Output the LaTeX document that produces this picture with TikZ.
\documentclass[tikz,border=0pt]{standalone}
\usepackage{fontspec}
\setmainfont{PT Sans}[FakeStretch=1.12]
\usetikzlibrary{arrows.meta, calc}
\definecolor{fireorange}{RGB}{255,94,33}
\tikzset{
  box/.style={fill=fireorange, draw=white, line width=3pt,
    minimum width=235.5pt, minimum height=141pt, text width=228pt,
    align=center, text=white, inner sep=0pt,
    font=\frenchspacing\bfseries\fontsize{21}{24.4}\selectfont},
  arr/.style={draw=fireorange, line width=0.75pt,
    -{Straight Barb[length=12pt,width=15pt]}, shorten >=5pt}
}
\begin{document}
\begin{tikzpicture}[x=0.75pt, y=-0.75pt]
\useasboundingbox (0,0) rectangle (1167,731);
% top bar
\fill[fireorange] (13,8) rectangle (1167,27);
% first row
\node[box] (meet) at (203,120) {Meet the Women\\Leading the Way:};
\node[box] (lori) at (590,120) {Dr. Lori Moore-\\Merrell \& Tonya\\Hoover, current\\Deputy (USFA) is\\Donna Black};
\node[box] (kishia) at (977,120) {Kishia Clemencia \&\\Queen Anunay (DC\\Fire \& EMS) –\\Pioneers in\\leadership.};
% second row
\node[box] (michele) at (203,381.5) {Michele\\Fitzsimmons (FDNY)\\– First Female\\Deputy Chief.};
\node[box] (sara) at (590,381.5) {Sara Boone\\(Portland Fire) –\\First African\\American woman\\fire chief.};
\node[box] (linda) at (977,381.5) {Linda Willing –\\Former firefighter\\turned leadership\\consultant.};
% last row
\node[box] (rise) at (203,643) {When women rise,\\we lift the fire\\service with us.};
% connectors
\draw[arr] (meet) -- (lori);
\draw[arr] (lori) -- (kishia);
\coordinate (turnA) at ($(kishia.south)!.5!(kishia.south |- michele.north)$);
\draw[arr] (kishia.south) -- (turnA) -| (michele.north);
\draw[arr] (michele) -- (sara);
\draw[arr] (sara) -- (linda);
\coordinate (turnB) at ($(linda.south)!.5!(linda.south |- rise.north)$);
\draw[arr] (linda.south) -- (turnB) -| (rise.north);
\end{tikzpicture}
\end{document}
=====
Output every line above without altering anything.

> [COMPLETED EXERCISE]
Output the LaTeX document that produces this picture with TikZ.
\documentclass[tikz,border=0pt]{standalone}
\usepackage{fontspec}
\setmainfont{PT Sans}[FakeStretch=1.12]
\usetikzlibrary{arrows.meta, calc}
\definecolor{fireorange}{RGB}{255,94,33}
\tikzset{
  box/.style={fill=fireorange, draw=white, line width=3pt,
    minimum width=235.5pt, minimum height=141pt, text width=228pt,
    align=center, text=white, inner sep=0pt,
    font=\frenchspacing\bfseries\fontsize{21}{24.4}\selectfont},
  arr/.style={draw=fireorange, line width=0.75pt,
    -{Straight Barb[length=12pt,width=15pt]}, shorten >=5pt}
}
\begin{document}
\begin{tikzpicture}[x=0.75pt, y=-0.75pt]
\useasboundingbox (0,0) rectangle (1167,731);
% top bar
\fill[fireorange] (13,8) rectangle (1167,27);
% first row
\node[box] (meet) at (203,120) {Meet the Women\\Leading the Way:};
\node[box] (lori) at (590,120) {Dr. Lori Moore-\\Merrell \& Tonya\\Hoover, current\\Deputy (USFA) is\\Donna Black};
\node[box] (kishia) at (977,120) {Kishia Clemencia \&\\Queen Anunay (DC\\Fire \& EMS) –\\Pioneers in\\leadership.};
% second row
\node[box] (michele) at (203,381.5) {Michele\\Fitzsimmons (FDNY)\\– First Female\\Deputy Chief.};
\node[box] (sara) at (590,381.5) {Sara Boone\\(Portland Fire) –\\First African\\American woman\\fire chief.};
\node[box] (linda) at (977,381.5) {Linda Willing –\\Former firefighter\\turned leadership\\consultant.};
% last row
\node[box] (rise) at (203,643) {When women rise,\\we lift the fire\\service with us.};
% connectors
\draw[arr] (meet) -- (lori);
\draw[arr] (lori) -- (kishia);
\coordinate (turnA) at ($(kishia.south)!.5!(kishia.south |- michele.north)$);
\draw[arr] (kishia.south) -- (turnA) -| (michele.north);
\draw[arr] (michele) -- (sara);
\draw[arr] (sara) -- (linda);
\coordinate (turnB) at ($(linda.south)!.5!(linda.south |- rise.north)$);
\draw[arr] (linda.south) -- (turnB) -| (rise.north);
\end{tikzpicture}
\end{document}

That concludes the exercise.